Give your cooking flair with ingredients from this Asian market
Cruising down Florida Boulevard, it’s easy to miss Vinh Phat Market.
There’s nothing showy about its storefront at the back of the Far East Plaza shopping center. Like many ethnic groceries, it’s a family operation—no frills, but plenty of focus on its loyal clientele.
The windows are papered with faded fliers for herbal teas and rare confections, and the conversations at the front register switch easily in and out of English depending on the customer.
On one side of the store, trinkets and gifts are crammed onto shelves and stacked up to the ceiling—shiny gold paper jewelry, fragrant incense, tea sets with cat faces, a potted tree of ceramic peaches. But most of Vinh Phat’s square footage comprises a wide stock of all foods East Asian and Pacific.
When asked to pick out a specialty item among the inventory, manager Michael Thai laughs. “Everything here is a specialty item,” Thai says, surrounded by boxes of instant noodles bearing labels of every name but the familiar Top Ramen. “You won’t find anything we sell in the typical grocery store.”
Since Thai’s parents Nam and Judy opened the store more than 30 years ago, Vinh Phat has become a hub for many ethnic communities in Baton Rouge.
“We stock for the community,” Thai says. There are many items in the store that his family doesn’t use personally but stock based on customer requests.
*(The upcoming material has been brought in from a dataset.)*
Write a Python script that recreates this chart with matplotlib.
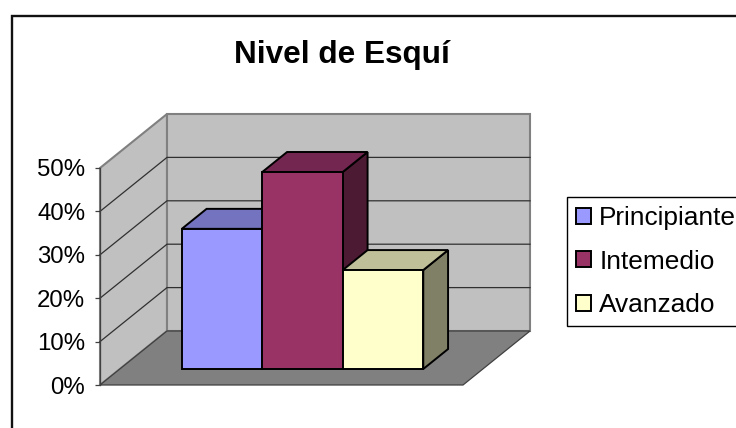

The centerpiece of the store is an aisle of fresh, seasonal produce carefully selected by Thai and his family. Hawaiian sweet potatoes with purple pulps entice Pacific shoppers, while yuca lends itself to Hispanic dishes. Beyond carefully wrapped, rare Korean pears and trays of three-foot-long winter melons for Lunar New Year sits a bucket of raw bamboo shoots, which Thai describes as a “staple of Asian cooking.”
“We started out with just Vietnamese and Chinese [stock], but now we have a lot of Filipino and Japanese, a lot of Malaysian and Pacific Islanders, some Hispanic produce. Everybody that’s coming to Louisiana and not native here, they’re looking for this stuff and we’re trying to provide it for them,” Thai says.
The store’s offerings come as large as 50-pound bags of rice and as small as tiny jars of bean curd, from the usual Asian imports like Pocky and milk candies to the unusual like cuttlefish tentacles and yellow snail. Sauces and pastes fill one long aisle, Chinese characters mixing with recognizable Kikkomans and Srirachas. Walk a little farther to find a seemingly endless seasoning selection and teas for everything from internal cleansing to sexual enhancement.
The bottom line? If it’s an Asian delicacy and you want it, Vinh Phat probably has five different kinds.
After helping a few patrons, Thai stands among the towering shelves of colorful bottles and boxes, a variety of languages on each package, and arranges a few bright yellow mangoes on top of their display. Though the store’s long hours wore him down in his younger years, the 38-year-old has grown to appreciate the job.
“It’s hard work,” he says, referring not just to the market itself but to building bridges between cultures and communities. “But we do love to do it.”
VINH PHAT SHOPPING LIST: Some unique items and how to use them
Korean pear >>> A fall fruit with the texture of an apple. These don’t darken quickly once sliced. Great for salads or as part of a cheese plate.
Miso by Hikari Miso
The Japanese classic. Use this soybean paste as a base for soups, glazes or dips.
From one of the world’s oldest companies (established 1637). Best for drinking, but can also be used similarly to white wine in cooking.